The first should predict the second snce the banker yield curve represents the expected gain in inventory growth over the period of the loan. So when we are steep, say from 2-10, we know people are planning growth in ten year inventory, big stuff like plant and equipment with long depreciation cycles.
Also, related, is hydraulic mode i which we treat the yield curve as a spectrum, but in QM term, compactly represented to a fixed SNR. But if we strip away the entropy encoding and look at the equilibrium curve underneath, we find it is peaked about the ten year frequency (1/10 cycles per year) In the production spectrum the bell shape at equilibrium centers about 1/10 on the positive frequency axis (transaction rate).
Putting these two together we can do a bit of forensic sleuthing and deduce that we are telling the banks about ten year projects that solve our economic problems. What? Likely mergers and acquisitions that shorten the supply chain and gain from economies of scale.

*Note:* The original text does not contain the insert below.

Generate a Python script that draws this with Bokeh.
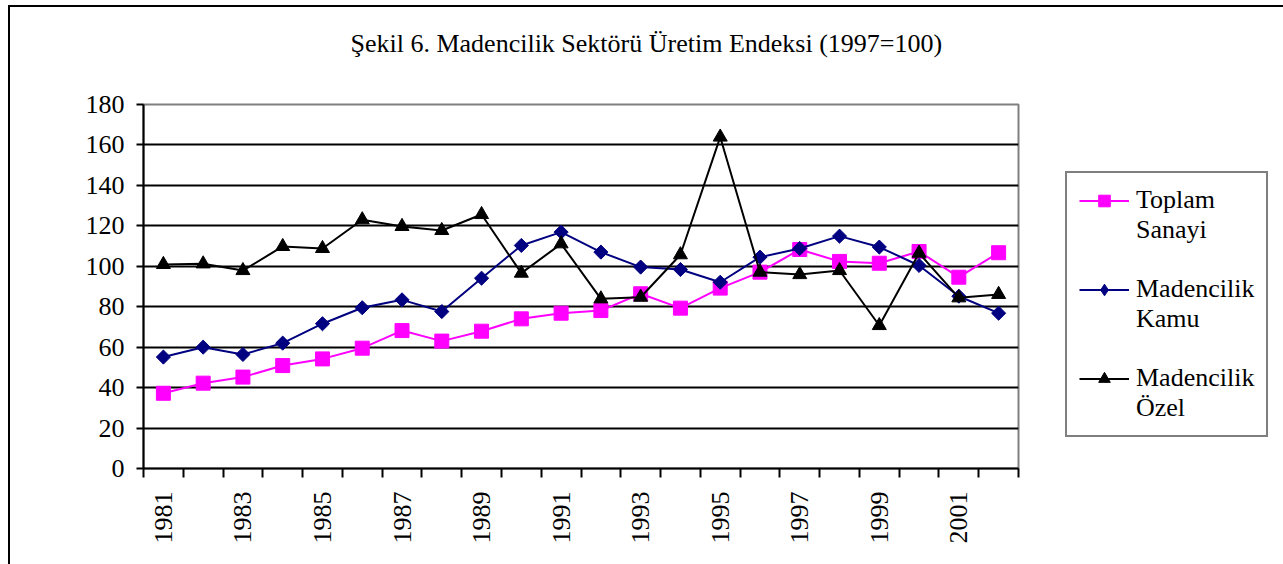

What do bankers think these projects generate in terms of GDP growth? Well a little bit of frequency transform into the time domain gives us a planned peak in the next business cycle at ten years.
Notice that the curve gets flatter at the end of business cycles? As the cycle gets near the peak, marginal returns drop, especially at the consumer end. As the cycle ages it is increasingly difficult to find product opportunities, especially true if the cycle was well planned. The curve get flatter because bankers want greater inventory growth to cover the extra search costs. Converting a flat curve back to the time domain, the flat curve predicts an impossible spike in GDP growth, so we deflate and retool.
In this growth model since say the 1970s, the sequence has been use existing means of production until marginal costs are too high; then switch over to the surplus new technology and readjust the production spectrum. During each cycle surplus technology builds up for the next phase, we will almost never have a shortage of technology.